Film Noir as Genre (Discussion)
Narrative vs. Theme
- All Groups: To understand genre, it helps to distinguish "narrative" and "theme." What is your understanding of these two terms and the difference between them?
Raymond Borde and Étienne Chaumeton
In "Toward a Definition of Film Noir," Borde and Chaumeton look mostly at aspects of narrative and theme in their definition of noir.
- What do they mean "moral determinism" (as a theme)? And how are private detectives different from police detectives?
- How do they believe noir has "renovated the theme of violence"?
- In terms of narrative, how do they characterize the "hero" of noir (as in Lady from Shanghai)? And how do they characterize the femme fatale (that is, what is a femme fatale and how does she fit into noir?)?
- Are these elements present in Out of the Past and The Maltese Falcon?
"Paint It Black: The Family Tree of the Film Noir" covers eleven aspects of film noir. Some of these (most of them) are related to narrative and others to theme.
- Which aspects are narrative and which are theme?
- Crime as a social criticism
- On the run
- Private eyes and adventurers
- Middle-class murder
- Portraits and doubles
- Sexual pathology
- Hostages to fortune
- Blacks and reds
- Guignol ("geen-yol"), horror, fantasy
- Which of these aspects are present in Out of the Past and The Maltese Falcon?
In "Notes on Film Noir", Schrader claims that “film noir is not a genre.” In considering his comments, provide examples from Out of the Past and The Maltese Falcon.
- Why is it not a genre, in his view? Do you agree or disagree?
- What does he mean by the term "stylistics"? And what aspects of noir stylistics does he note? Can you think of examples from Out of the Past and The Maltese Falcon that contain these elements? (See the screen shots linked to below.)
- Although Schrader is mostly interested in stylistics, he does also discuss the "over-riding noir theme." What is it? Is it present in Out of the Past and The Maltese Falcon?

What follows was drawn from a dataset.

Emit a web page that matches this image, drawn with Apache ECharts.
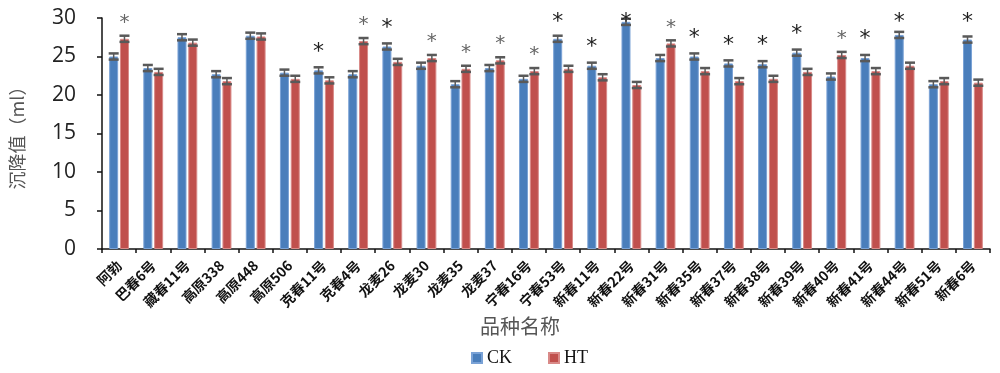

Janey Place & Lowell Peterson
As is obvious from the title, "Some Visual Motifs of Film Noir," Place and Peterson are principally concerned with noir's imagery.
- How is noir "antitraditional"? What do they mean by this term? How is antitraditional style found in noir?
- What purpose does this visual style serve? In other words, what does it mean?
- Can you think of examples of anti-traditional noir style in Out of the Past and The Maltese Falcon? (See the screen shots linked to below.)
All from Alain Silver and James Ursini, eds., Film Noir Reader (New York: Limelight, 1996).
- Raymond Borde and Étienne Chaumeton, “Toward a Definition of Film Noir,” 17-25.
- Raymond Durgnat, “Paint It Black: The Family Tree of the Film Noir,” 37-52.
- Paul Schrader, “Notes on Film Noir,” 53-63.
- Janey Place & Lowell Peterson, “Some Visual Motifs of Film Noir,” 64-75.